Cape Cod National Seashore

Today I traveled to the Cape Cod National Seashore for the first of my field recording experiences. From where I live, it took me approximately three hours to drive there and after a little bit of searching, I found a lovely area to set up my towel and capture some audio.

The Cape Cod National Seashore has more than forty miles of beach area. Indeed, it’s much busier during the summer. Other than a few people walking, I had the area to myself. The weather was beautiful, albeit quite windy at times. I knew that would present some challenges when recording.

As I mentioned in a previous post, I’m using the Zoom H6 recorder to capture most of the sounds. I like it because I’m familiar with the product and appreciate that the new version comes with an MS (Mid-Side) configuration, an XY stereo pattern, and an additional hypercardioid shotgun microphone (purchased separately). I recorded everything at 44.1/24 and used the windscreen with all of the mounted capsules.

In total, I recorded about forty minutes of audio. I experimented with each of the capsules and walked around the shore to find an ideal spot for recording. Since the wind was brisk at times, I turned on the 20 dB pad on each of the recordings and made sure that the input gain was set to a modest level.

There are moments where the MS capsule sounds terrific in close proximity to the source. It’s a robust microphone and quite sensitive. I liked it and felt that it tended to keep the sound accurate and without too much added coloration. I recorded from about fifty yards away and about five feet from the water with this capsule. In both cases it performed beautifully. Both versions in the playlist are up close to the water–although one is taken from about 10 feet away. You should be able to hear the clarity in each and pick out the two versions.

The XY stereo capsule is very solid. It captures a nice picture of the landscape and has a slightly “warmer” or “duller” sound (depending on how you classify it).  For a composite sonic “picture” of the landscape, I might prefer this one as it’s balanced and easy to use. It doesn’t have quite the clarity of the MS capsule, but I found it quite pleasing nonetheless.  I also recorded from some distance back (50-60 yards I’d say) and up close. The recording in the playlist is back away from the water to provide some variety.

The shotgun microphone records a mono signal and seems to add just a bit of brightness or high end to the recorded signal. I didn’t find it distracting when recording. That microphone serves a particular purpose and I enjoyed walking with it close to the water. At some points I was just a couple of feet from the waves and it recorded them clearly. The sample in the playlist is up close.

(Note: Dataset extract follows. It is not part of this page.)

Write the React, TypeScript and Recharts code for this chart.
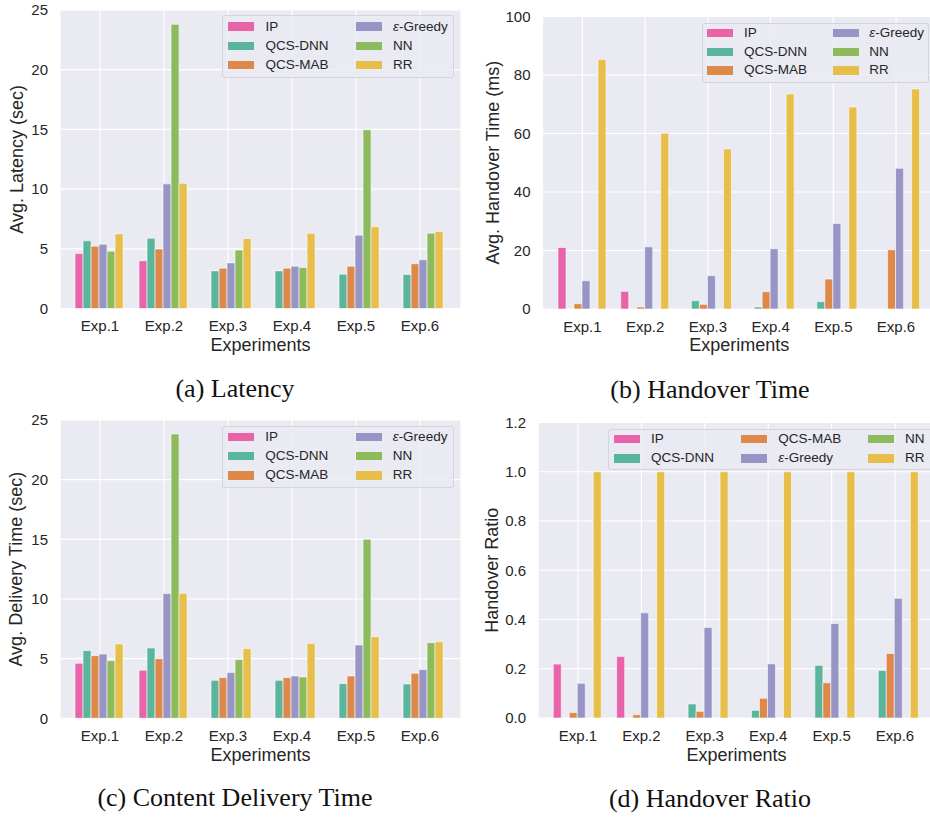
import React from 'react';
import { BarChart, Bar, XAxis, YAxis, CartesianGrid, Legend } from 'recharts';

const categories = ['Exp.1', 'Exp.2', 'Exp.3', 'Exp.4', 'Exp.5', 'Exp.6'];
const seriesNames = ['IP', 'QCS-DNN', 'QCS-MAB', 'ε-Greedy', 'NN', 'RR'];
const seriesKeys = ['ip', 'dnn', 'mab', 'greedy', 'nn', 'rr'];
const seriesColors = ['#e863a9', '#59b59c', '#de894a', '#9895c6', '#8eba5e', '#e7be4a'];

// (a) Latency (sec)
const latencyIP = [4.6, 4.0, 0, 0, 0, 0];
const latencyDNN = [5.67, 5.88, 3.15, 3.15, 2.87, 2.85];
const latencyMAB = [5.22, 4.98, 3.38, 3.38, 3.54, 3.75];
const latencyGreedy = [5.38, 10.44, 3.82, 3.54, 6.14, 4.08];
const latencyNN = [4.8, 23.8, 4.89, 3.44, 14.97, 6.31];
const latencyRR = [6.25, 10.49, 5.86, 6.3, 6.84, 6.44];

// (b) Handover time (ms)
const handoverIP = [21.05, 6.03, 0, 0, 0, 0];
const handoverDNN = [0, 0, 2.84, 0.68, 2.5, 0];
const handoverMAB = [1.82, 0.68, 1.59, 5.9, 10.24, 20.25];
const handoverGreedy = [9.67, 21.27, 11.38, 20.6, 29.2, 48.1];
const handoverNN = [0, 0, 0, 0, 0, 0];
const handoverRR = [85.3, 60.07, 54.7, 73.5, 69.05, 75.2];

// (c) Content delivery time (sec)
const deliveryIP = [4.61, 4.02, 0, 0, 0, 0];
const deliveryDNN = [5.67, 5.89, 3.18, 3.18, 2.9, 2.88];
const deliveryMAB = [5.25, 5.0, 3.41, 3.41, 3.55, 3.77];
const deliveryGreedy = [5.39, 10.45, 3.83, 3.55, 6.15, 4.08];
const deliveryNN = [4.83, 23.83, 4.92, 3.46, 15.0, 6.34];
const deliveryRR = [6.23, 10.47, 5.84, 6.28, 6.84, 6.42];

// (d) Handover ratio
const ratioIP = [0.219, 0.25, 0, 0, 0, 0];
const ratioDNN = [0, 0, 0.057, 0.031, 0.214, 0.193];
const ratioMAB = [0.022, 0.0135, 0.027, 0.08, 0.143, 0.262];
const ratioGreedy = [0.141, 0.427, 0.368, 0.22, 0.384, 0.486];
const ratioNN = [0, 0, 0, 0, 0, 0];
const ratioRR = [1, 1, 1, 1, 1, 1];

const secTicks = [0, 5, 10, 15, 20, 25];
const msTicks = [0, 20, 40, 60, 80, 100];
const ratioTicks = [0, 0.2, 0.4, 0.6, 0.8, 1.0, 1.2];

const FONT = '"Liberation Sans", Arial, Helvetica, sans-serif';
const SERIF = '"Liberation Serif", "Times New Roman", serif';
const TEXT = '#262626';

type LegendItem = { s: number; sx: number; tx: number; cy: number };

type PanelCfg = {
  left: number;
  top: number;
  width: number;
  height: number;
  margin: { top: number; right: number; bottom: number; left: number };
  pad: { left: number; right: number };
  values: number[][];
  ticks: number[];
  domain: [number, number];
  fmt?: (v: number) => string;
  yLabel: string;
  yLabelX: number;
  yLabelY: number;
  xLabelX: number;
  xLabelY: number;
  legend: { left: number; top: number; w: number; h: number; items: LegendItem[] };
};

const panels: PanelCfg[] = [
  {
    left: 0, top: 0, width: 465, height: 365,
    margin: { top: 10, right: 4, bottom: 11.5, left: 10 },
    pad: { left: 8, right: 9 },
    values: [latencyIP, latencyDNN, latencyMAB, latencyGreedy, latencyNN, latencyRR],
    ticks: secTicks, domain: [0, 25],
    yLabel: 'Avg. Latency (sec)', yLabelX: 22.5, yLabelY: 159.25,
    xLabelX: 260.5, xLabelY: 351,
    legend: {
      left: 222, top: 15, w: 232, h: 63,
      items: [
        { s: 0, sx: 6, tx: 43.5, cy: 11.7 },
        { s: 1, sx: 6, tx: 43.5, cy: 31 },
        { s: 2, sx: 6, tx: 43.5, cy: 50 },
        { s: 3, sx: 134, tx: 171, cy: 11.7 },
        { s: 4, sx: 134, tx: 171, cy: 31 },
        { s: 5, sx: 134, tx: 171, cy: 50 },
      ],
    },
  },
  {
    left: 465, top: 0, width: 472, height: 365,
    margin: { top: 16.5, right: 1, bottom: 11, left: 27.5 },
    pad: { left: 8.6, right: 8.6 },
    values: [handoverIP, handoverDNN, handoverMAB, handoverGreedy, handoverNN, handoverRR],
    ticks: msTicks, domain: [0, 100],
    yLabel: 'Avg. Handover Time (ms)', yLabelX: 34, yLabelY: 162.75,
    xLabelX: 274.25, xLabelY: 351,
    legend: {
      left: 237, top: 22.7, w: 227, h: 60,
      items: [
        { s: 0, sx: 5, tx: 42, cy: 10.3 },
        { s: 1, sx: 5, tx: 42, cy: 29.3 },
        { s: 2, sx: 5, tx: 42, cy: 47.8 },
        { s: 3, sx: 130.6, tx: 167.3, cy: 10.3 },
        { s: 4, sx: 130.6, tx: 167.3, cy: 29.3 },
        { s: 5, sx: 130.6, tx: 167.3, cy: 47.8 },
      ],
    },
  },
  {
    left: 0, top: 405, width: 465, height: 365,
    margin: { top: 15, right: 4, bottom: 6.7, left: 10 },
    pad: { left: 8, right: 9 },
    values: [deliveryIP, deliveryDNN, deliveryMAB, deliveryGreedy, deliveryNN, deliveryRR],
    ticks: secTicks, domain: [0, 25],
    yLabel: 'Avg. Delivery Time (sec)', yLabelX: 22.5, yLabelY: 164.2,
    xLabelX: 260.5, xLabelY: 356,
    legend: {
      left: 221.7, top: 20.7, w: 232.3, h: 62,
      items: [
        { s: 0, sx: 6, tx: 43.5, cy: 11.5 },
        { s: 1, sx: 6, tx: 43.5, cy: 30.3 },
        { s: 2, sx: 6, tx: 43.5, cy: 49.6 },
        { s: 3, sx: 134, tx: 171, cy: 11.5 },
        { s: 4, sx: 134, tx: 171, cy: 30.3 },
        { s: 5, sx: 134, tx: 171, cy: 49.6 },
      ],
    },
  },
  {
    left: 465, top: 405, width: 472, height: 365,
    margin: { top: 17.5, right: 2, bottom: 7, left: 23 },
    pad: { left: 8.3, right: 8.3 },
    values: [ratioIP, ratioDNN, ratioMAB, ratioGreedy, ratioNN, ratioRR],
    ticks: ratioTicks, domain: [0, 1.2], fmt: (v: number) => v.toFixed(1),
    yLabel: 'Handover Ratio', yLabelX: 33, yLabelY: 165.25,
    xLabelX: 271.5, xLabelY: 356,
    legend: {
      left: 143.3, top: 24, w: 326, h: 41,
      items: [
        { s: 0, sx: 6, tx: 42.7, cy: 10.2 },
        { s: 1, sx: 6, tx: 42.7, cy: 29.3 },
        { s: 2, sx: 132.7, tx: 170, cy: 10.2 },
        { s: 3, sx: 132.7, tx: 170, cy: 29.3 },
        { s: 4, sx: 259.4, tx: 296.7, cy: 10.2 },
        { s: 5, sx: 259.4, tx: 296.7, cy: 29.3 },
      ],
    },
  },
];

const captions = [
  { text: '(a) Latency', x: 235, y: 397 },
  { text: '(b) Handover Time', x: 710, y: 398 },
  { text: '(c) Content Delivery Time', x: 235, y: 806 },
  { text: '(d) Handover Ratio', x: 710, y: 807 },
];

function renderName(name: string) {
  if (name.startsWith('ε')) {
    return (
      <>
        <span style={{ fontStyle: 'italic' }}>ε</span>
        {name.slice(1)}
      </>
    );
  }
  return name;
}

function LegendBox({ cfg }: { cfg: PanelCfg['legend'] }) {
  return (
    <div
      style={{
        position: 'relative',
        width: cfg.w,
        height: cfg.h,
        boxSizing: 'border-box',
        background: 'rgba(234,234,242,0.8)',
        border: '1px solid rgba(210,210,218,0.9)',
        borderRadius: 3,
        fontFamily: FONT,
        fontSize: 13.5,
        color: TEXT,
      }}
    >
      {cfg.items.map((it) => (
        <React.Fragment key={it.s}>
          <div
            style={{
              position: 'absolute',
              left: it.sx - 1,
              top: it.cy - 1 - 4.25,
              width: 26,
              height: 8.5,
              background: seriesColors[it.s],
            }}
          />
          <div
            style={{
              position: 'absolute',
              left: it.tx - 1,
              top: it.cy - 1 - 8,
              height: 16,
              lineHeight: '16px',
              whiteSpace: 'nowrap',
            }}
          >
            {renderName(seriesNames[it.s])}
          </div>
        </React.Fragment>
      ))}
    </div>
  );
}

function Panel({ cfg }: { cfg: PanelCfg }) {
  const data = categories.map((c, i) => {
    const row: Record<string, string | number> = { name: c };
    seriesKeys.forEach((k, j) => {
      row[k] = cfg.values[j][i];
    });
    return row;
  });
  const yLabelContent = () => (
    <text
      x={cfg.yLabelX}
      y={cfg.yLabelY}
      transform={`rotate(-90, ${cfg.yLabelX}, ${cfg.yLabelY})`}
      textAnchor="middle"
      fontFamily={FONT}
      fontSize={18}
      fill={TEXT}
    >
      {cfg.yLabel}
    </text>
  );
  const xLabelContent = () => (
    <text x={cfg.xLabelX} y={cfg.xLabelY} textAnchor="middle" fontFamily={FONT} fontSize={18} fill={TEXT}>
      Experiments
    </text>
  );
  return (
    <div style={{ position: 'absolute', left: cfg.left, top: cfg.top }}>
      <BarChart
        width={cfg.width}
        height={cfg.height}
        data={data}
        margin={cfg.margin}
        barCategoryGap="11%"
        barGap={0}
      >
        <CartesianGrid stroke="#ffffff" strokeWidth={1.2} fill="#eaeaf2" fillOpacity={1} />
        <XAxis
          dataKey="name"
          axisLine={false}
          tickLine={false}
          tickSize={0}
          tickMargin={12}
          height={45}
          interval={0}
          padding={cfg.pad}
          tick={{ fontSize: 15, fill: TEXT, fontFamily: FONT }}
          label={{ content: xLabelContent }}
        />
        <YAxis
          width={50}
          domain={cfg.domain}
          ticks={cfg.ticks}
          allowDataOverflow
          axisLine={false}
          tickLine={false}
          tickSize={0}
          tickMargin={12}
          tickFormatter={cfg.fmt}
          tick={{ fontSize: 15, fill: TEXT, fontFamily: FONT }}
          label={{ content: yLabelContent }}
        />
        {seriesKeys.map((k, j) => (
          <Bar
            key={k}
            dataKey={k}
            name={seriesNames[j]}
            fill={seriesColors[j]}
            stroke="#ffffff"
            strokeWidth={0.8}
            strokeOpacity={0.7}
            isAnimationActive={false}
          />
        ))}
        <Legend
          layout="horizontal"
          verticalAlign="middle"
          align="center"
          content={() => <LegendBox cfg={cfg.legend} />}
          wrapperStyle={{
            position: 'absolute',
            left: cfg.legend.left,
            top: cfg.legend.top,
            width: cfg.legend.w,
            height: cfg.legend.h,
            margin: 0,
          }}
        />
      </BarChart>
    </div>
  );
}

export default function App() {
  return (
    <div
      style={{
        position: 'absolute',
        left: 0,
        top: 0,
        width: 930,
        height: 819,
        overflow: 'hidden',
        background: '#ffffff',
      }}
    >
      {panels.map((p, i) => (
        <Panel key={i} cfg={p} />
      ))}
      <svg
        width={930}
        height={819}
        style={{ position: 'absolute', left: 0, top: 0, pointerEvents: 'none' }}
      >
        {captions.map((c) => (
          <text key={c.text} x={c.x} y={c.y} textAnchor="middle" fontFamily={SERIF} fontSize={26} fill="#111111">
            {c.text}
          </text>
        ))}
      </svg>
    </div>
  );
}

I’ve been anxious to get out into the field for some time. After returning I imported some of the tracks (13 total) into my DAW and edited some short samples of a few of the more interesting recordings. They are uploaded to SoundCloud and embedded as a playlist below. The recordings are generally clean although you will hear some of the wind and peripheral landscape in the background.

To be frank, I’m not 100% sure how everything will evolve over the next year to 18 months. I have no doubt I’ll use many of these sounds in a creative way. At first, I wanted to get out there and work with the technology and get used to everything. I was both anxious and excited to get going and look forward to sharing more insights and perspectives in the next few weeks. This blog will document what I hope to be a new area of creative exploration. I have much to learn and a lot to improve on, both with the technical production and the scholarship applications (musical and traditional). I invite you to bookmark this page and “tune in” from time to time. I promise to be forthright and respectful in the presentation throughout.

As an aside, the audio has very little treatment other than fades and a bit of leveling to ensure consistency. No equalization or delay-based effects. It’s the real sound of the microphones and largely left alone. My hope is to start with that as a baseline approach for listening analysis. Thank you for visiting!